The textile sector ranks as one of the planet’s most polluting industries, second only to oil. It accounts for a significant share of wastewater and carbon emissions, surpassing the combined impact of many forms of travel and transport. Even so, progress is underway. Historically, producing a single pair of jeans could require between 2,130 and 3,078 liters of water. And the water footprint is heavily influenced by cotton cultivation, which uses a large portion of Earth’s freshwater resources. A forward-thinking tech company sought to reduce this burden by reimagining how apparel is made and how water is used throughout production.
That ambition gave rise to Jeanologia, a Valencian company founded in 1994 during a period when many garment factories relocated to regions with lower production costs. The company quickly earned the trust of major brands and retailers worldwide, including Levi’s and Inditex. Today, more than 35% of the roughly 6 billion jeans produced each year are finished using Jeanologia’s revolutionary technology, which allows fabrics to be faded and distressed while minimizing environmental impact. The emphasis is on cleaner processes that protect resources and reduce waste during the finishing stage.
Enrique Silla, born in València in 1964, leads the company as CEO and co-owner. The business has grown to operate with a global footprint, drawing a large portion of its revenue outside Europe. Through partnerships with clients across five continents, Jeanologia has attracted investment from major financial players, including Carlyle, which holds a substantial stake in the company and participates in other high-profile European and North American ventures.
Reflecting on the industry’s future, Jeanologia’s leadership has spoken of a shift back toward Europe and North America. The aim is to align production with consumption, ensuring what is made is what is bought. The company envisions a path where textile manufacturing becomes more localized yet highly advanced, powered by smart, efficient production lines that minimize waste. This strategy aligns with the broader goal of transforming traditional denim into a benchmark for responsible manufacturing that a cleaner, more sustainable world can support.

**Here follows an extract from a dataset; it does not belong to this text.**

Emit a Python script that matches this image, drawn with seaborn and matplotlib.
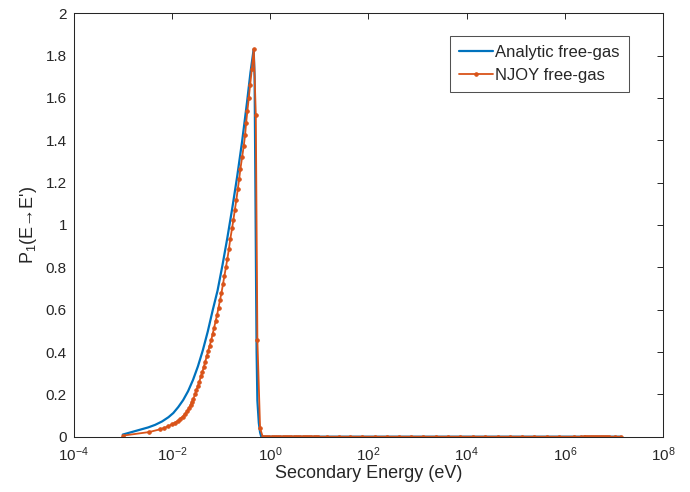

When The Carlyle Group’s Alex Wagenberg joined the company, he highlighted the opportunity to partner with an outfit that is reshaping the textile sector with cleaner, more efficient processes, lower energy requirements, and a stronger environmental ethos.
Urban factories
The company specializes in machine design, laser technology, and sustainable finishing processes for textiles. In 2022 Jeanologia reported a turnover of 62.5 million euros, with its headquarters in Paterna, Valencia, and a team of 205 across ten subsidiaries. Exports of machinery and services account for about 90% of revenue. Jeanologia works with brands such as Diesel, Tommy Hilfiger Denim, Pepe Jeans, G-Star, Gap, Uniqlo, and H&M, among others. A key initiative is the expansion of urban factories: compact, eco-friendly production centers that bring automated, on-demand manufacturing closer to consumers in cities around the world. These facilities typically employ a small team and operate in compact spaces, yet can produce thousands of jeans daily.
One such factory is located in a desert site, where water scarcity is a structural concern. The mission remains clear: eliminate waste from denim production and preserve water resources by returning clean water to the environment. The aim is a zero-discharge model that aligns with a broader commitment to sustainable, near-market manufacturing that serves consumers while protecting ecological health.